** start of INPUT RECORDS **
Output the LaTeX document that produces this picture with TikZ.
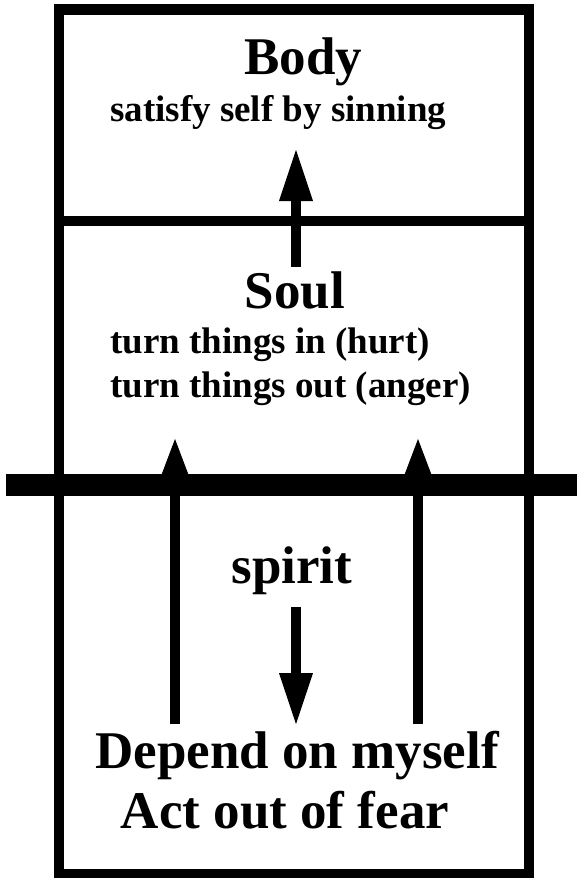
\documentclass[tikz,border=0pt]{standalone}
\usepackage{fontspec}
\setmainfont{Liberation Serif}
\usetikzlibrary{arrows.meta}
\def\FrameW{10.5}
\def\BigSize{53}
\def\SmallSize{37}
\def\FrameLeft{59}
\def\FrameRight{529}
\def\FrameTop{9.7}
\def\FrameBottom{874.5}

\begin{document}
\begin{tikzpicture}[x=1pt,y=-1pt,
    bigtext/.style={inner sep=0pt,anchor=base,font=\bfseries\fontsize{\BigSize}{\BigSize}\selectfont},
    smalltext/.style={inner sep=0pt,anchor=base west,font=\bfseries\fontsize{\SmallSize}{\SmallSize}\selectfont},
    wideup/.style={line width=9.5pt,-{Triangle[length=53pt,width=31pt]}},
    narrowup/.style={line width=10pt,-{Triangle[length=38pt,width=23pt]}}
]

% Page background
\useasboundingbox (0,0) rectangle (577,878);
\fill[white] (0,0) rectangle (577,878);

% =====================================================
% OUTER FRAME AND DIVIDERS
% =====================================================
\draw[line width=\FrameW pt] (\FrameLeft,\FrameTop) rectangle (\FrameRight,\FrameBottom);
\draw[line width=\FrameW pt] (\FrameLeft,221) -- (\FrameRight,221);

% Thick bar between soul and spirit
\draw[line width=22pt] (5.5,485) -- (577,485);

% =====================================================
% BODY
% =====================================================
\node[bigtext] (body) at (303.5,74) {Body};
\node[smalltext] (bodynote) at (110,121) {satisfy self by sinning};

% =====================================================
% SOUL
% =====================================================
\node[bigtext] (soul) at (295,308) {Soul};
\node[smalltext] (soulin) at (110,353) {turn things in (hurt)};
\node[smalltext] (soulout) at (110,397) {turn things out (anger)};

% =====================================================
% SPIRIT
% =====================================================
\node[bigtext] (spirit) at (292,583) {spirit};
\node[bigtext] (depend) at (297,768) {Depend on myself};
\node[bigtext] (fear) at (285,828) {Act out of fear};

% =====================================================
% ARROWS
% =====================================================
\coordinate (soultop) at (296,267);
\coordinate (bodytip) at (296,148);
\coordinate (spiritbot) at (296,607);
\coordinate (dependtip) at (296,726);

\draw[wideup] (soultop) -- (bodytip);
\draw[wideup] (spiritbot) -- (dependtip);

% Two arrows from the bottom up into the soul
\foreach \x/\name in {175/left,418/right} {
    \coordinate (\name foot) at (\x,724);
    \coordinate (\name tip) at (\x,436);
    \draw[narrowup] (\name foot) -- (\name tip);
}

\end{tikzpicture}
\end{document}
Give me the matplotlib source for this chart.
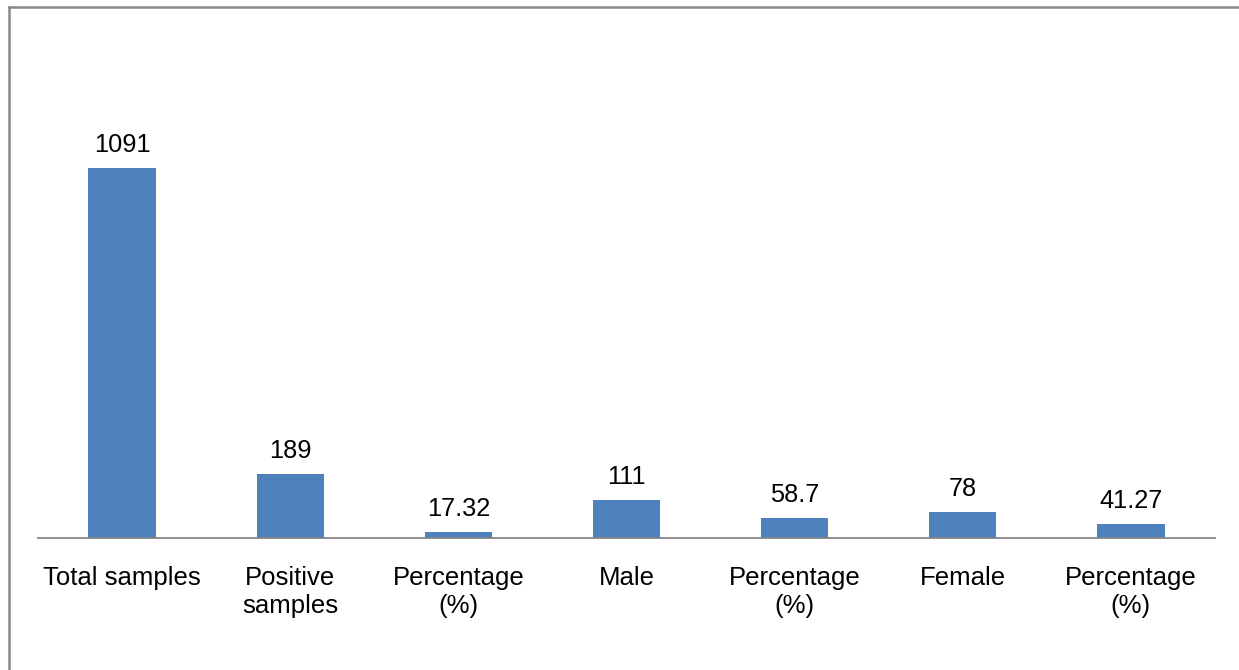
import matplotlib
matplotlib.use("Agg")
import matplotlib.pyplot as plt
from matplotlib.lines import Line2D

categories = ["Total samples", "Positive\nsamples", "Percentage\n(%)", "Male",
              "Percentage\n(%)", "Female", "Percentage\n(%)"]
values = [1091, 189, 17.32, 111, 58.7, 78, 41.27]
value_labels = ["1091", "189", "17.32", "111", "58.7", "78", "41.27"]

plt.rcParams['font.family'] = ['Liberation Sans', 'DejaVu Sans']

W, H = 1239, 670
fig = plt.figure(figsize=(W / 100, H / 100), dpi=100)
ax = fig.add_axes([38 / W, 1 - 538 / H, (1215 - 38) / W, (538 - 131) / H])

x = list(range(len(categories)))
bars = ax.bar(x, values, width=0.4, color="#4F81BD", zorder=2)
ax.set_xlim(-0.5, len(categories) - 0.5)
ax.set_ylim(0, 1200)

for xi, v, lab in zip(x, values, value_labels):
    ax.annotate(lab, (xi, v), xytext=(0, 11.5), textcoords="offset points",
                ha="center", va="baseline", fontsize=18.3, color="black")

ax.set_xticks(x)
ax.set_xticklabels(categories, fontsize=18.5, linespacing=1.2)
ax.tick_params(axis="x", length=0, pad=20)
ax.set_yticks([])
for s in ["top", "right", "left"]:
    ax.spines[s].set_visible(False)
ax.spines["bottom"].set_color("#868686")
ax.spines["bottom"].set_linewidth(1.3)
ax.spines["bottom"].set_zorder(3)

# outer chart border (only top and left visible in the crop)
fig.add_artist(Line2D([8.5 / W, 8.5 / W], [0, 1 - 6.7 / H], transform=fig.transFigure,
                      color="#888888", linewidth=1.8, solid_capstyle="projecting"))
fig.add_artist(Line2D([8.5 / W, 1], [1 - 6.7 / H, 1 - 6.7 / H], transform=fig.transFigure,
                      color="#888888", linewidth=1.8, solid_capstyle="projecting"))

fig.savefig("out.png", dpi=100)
** end of INPUT RECORDS **
** start of INPUT RECORDS **
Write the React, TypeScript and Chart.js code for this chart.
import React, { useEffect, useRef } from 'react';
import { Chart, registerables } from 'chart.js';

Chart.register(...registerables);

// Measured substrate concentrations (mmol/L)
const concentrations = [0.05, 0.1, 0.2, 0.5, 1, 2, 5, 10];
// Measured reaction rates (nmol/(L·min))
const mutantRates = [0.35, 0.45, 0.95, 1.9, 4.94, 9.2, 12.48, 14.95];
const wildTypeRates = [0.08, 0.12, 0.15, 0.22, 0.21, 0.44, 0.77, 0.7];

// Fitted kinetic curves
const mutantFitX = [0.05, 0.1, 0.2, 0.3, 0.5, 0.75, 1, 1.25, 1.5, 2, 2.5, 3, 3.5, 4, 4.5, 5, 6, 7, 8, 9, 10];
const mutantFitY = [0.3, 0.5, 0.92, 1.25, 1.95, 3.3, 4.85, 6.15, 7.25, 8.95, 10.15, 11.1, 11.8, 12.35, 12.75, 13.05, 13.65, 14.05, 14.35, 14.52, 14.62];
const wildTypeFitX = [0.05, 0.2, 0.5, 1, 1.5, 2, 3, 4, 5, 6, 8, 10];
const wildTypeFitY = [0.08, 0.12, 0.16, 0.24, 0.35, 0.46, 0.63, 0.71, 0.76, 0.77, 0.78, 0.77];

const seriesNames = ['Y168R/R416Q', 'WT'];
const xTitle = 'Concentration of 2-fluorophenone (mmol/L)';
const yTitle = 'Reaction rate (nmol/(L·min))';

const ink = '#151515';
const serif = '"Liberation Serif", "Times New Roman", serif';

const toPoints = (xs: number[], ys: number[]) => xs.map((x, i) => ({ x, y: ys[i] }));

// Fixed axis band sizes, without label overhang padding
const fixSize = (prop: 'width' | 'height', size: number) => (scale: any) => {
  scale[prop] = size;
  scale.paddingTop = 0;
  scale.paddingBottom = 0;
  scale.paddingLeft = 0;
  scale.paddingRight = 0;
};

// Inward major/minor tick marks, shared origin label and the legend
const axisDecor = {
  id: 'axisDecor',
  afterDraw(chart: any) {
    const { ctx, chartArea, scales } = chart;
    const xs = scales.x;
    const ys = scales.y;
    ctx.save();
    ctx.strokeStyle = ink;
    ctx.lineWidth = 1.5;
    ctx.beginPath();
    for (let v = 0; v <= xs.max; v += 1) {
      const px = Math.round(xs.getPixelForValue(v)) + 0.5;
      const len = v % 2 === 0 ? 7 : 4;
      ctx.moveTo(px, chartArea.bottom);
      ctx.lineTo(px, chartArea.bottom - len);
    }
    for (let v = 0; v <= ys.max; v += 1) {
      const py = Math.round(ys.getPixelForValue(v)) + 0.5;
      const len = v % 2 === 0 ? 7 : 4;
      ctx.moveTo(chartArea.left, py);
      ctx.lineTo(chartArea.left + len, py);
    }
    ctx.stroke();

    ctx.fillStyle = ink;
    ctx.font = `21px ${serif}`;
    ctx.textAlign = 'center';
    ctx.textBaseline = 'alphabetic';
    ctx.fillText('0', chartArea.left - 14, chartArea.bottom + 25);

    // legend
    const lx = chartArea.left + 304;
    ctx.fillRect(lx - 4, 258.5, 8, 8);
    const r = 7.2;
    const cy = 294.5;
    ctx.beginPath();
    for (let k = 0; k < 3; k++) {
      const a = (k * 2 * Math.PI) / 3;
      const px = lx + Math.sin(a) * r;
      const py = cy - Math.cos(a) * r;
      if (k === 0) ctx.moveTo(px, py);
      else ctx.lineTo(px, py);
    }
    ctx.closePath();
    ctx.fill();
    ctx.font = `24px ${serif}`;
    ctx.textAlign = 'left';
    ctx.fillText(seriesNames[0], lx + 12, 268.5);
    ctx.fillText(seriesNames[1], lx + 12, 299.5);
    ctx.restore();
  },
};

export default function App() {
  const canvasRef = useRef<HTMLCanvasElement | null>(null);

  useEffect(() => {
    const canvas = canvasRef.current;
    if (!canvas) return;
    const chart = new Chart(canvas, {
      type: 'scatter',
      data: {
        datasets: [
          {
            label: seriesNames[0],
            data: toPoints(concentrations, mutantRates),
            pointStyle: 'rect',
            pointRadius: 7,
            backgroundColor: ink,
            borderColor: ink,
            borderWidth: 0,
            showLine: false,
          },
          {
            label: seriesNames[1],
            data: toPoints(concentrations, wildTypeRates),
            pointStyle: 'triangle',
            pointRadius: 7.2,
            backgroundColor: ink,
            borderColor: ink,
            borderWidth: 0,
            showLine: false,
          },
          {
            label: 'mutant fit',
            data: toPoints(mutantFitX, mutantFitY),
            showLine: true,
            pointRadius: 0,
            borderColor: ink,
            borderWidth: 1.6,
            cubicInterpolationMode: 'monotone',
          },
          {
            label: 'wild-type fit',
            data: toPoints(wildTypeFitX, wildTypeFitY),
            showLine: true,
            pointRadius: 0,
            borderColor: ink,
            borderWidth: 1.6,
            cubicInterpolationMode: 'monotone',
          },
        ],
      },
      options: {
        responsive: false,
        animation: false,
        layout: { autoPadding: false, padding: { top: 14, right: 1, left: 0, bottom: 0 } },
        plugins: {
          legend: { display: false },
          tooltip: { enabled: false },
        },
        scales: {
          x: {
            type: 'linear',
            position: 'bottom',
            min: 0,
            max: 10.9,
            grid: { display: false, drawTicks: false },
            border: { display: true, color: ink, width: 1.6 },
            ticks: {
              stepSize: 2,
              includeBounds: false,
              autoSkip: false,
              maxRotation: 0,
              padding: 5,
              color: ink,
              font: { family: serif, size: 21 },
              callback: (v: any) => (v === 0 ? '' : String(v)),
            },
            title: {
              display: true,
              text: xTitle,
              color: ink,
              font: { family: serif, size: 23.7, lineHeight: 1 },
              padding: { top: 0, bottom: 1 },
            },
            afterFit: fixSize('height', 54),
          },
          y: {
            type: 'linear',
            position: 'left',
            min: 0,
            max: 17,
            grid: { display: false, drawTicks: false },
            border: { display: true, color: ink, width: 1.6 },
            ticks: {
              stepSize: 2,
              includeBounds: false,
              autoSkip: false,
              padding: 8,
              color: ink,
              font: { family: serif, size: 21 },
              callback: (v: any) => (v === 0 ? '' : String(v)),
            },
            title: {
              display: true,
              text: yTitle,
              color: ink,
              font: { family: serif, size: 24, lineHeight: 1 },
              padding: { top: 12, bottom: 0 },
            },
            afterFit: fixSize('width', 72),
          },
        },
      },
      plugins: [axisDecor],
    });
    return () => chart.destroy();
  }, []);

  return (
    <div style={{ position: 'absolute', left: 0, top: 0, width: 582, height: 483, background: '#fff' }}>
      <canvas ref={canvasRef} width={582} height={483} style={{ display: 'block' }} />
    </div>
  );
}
** end of INPUT RECORDS **
*WORK TO DO:* Skip the pictures and repeat, word for word, the lines from the one containing "Output the LaTeX" to the one containing "(5.5,485) -- (577,485);", keeping both of those lines.

*ANSWER FOR THIS EXERCISE:*
Output the LaTeX document that produces this picture with TikZ.
\documentclass[tikz,border=0pt]{standalone}
\usepackage{fontspec}
\setmainfont{Liberation Serif}
\usetikzlibrary{arrows.meta}
\def\FrameW{10.5}
\def\BigSize{53}
\def\SmallSize{37}
\def\FrameLeft{59}
\def\FrameRight{529}
\def\FrameTop{9.7}
\def\FrameBottom{874.5}

\begin{document}
\begin{tikzpicture}[x=1pt,y=-1pt,
    bigtext/.style={inner sep=0pt,anchor=base,font=\bfseries\fontsize{\BigSize}{\BigSize}\selectfont},
    smalltext/.style={inner sep=0pt,anchor=base west,font=\bfseries\fontsize{\SmallSize}{\SmallSize}\selectfont},
    wideup/.style={line width=9.5pt,-{Triangle[length=53pt,width=31pt]}},
    narrowup/.style={line width=10pt,-{Triangle[length=38pt,width=23pt]}}
]

% Page background
\useasboundingbox (0,0) rectangle (577,878);
\fill[white] (0,0) rectangle (577,878);

% =====================================================
% OUTER FRAME AND DIVIDERS
% =====================================================
\draw[line width=\FrameW pt] (\FrameLeft,\FrameTop) rectangle (\FrameRight,\FrameBottom);
\draw[line width=\FrameW pt] (\FrameLeft,221) -- (\FrameRight,221);

% Thick bar between soul and spirit
\draw[line width=22pt] (5.5,485) -- (577,485);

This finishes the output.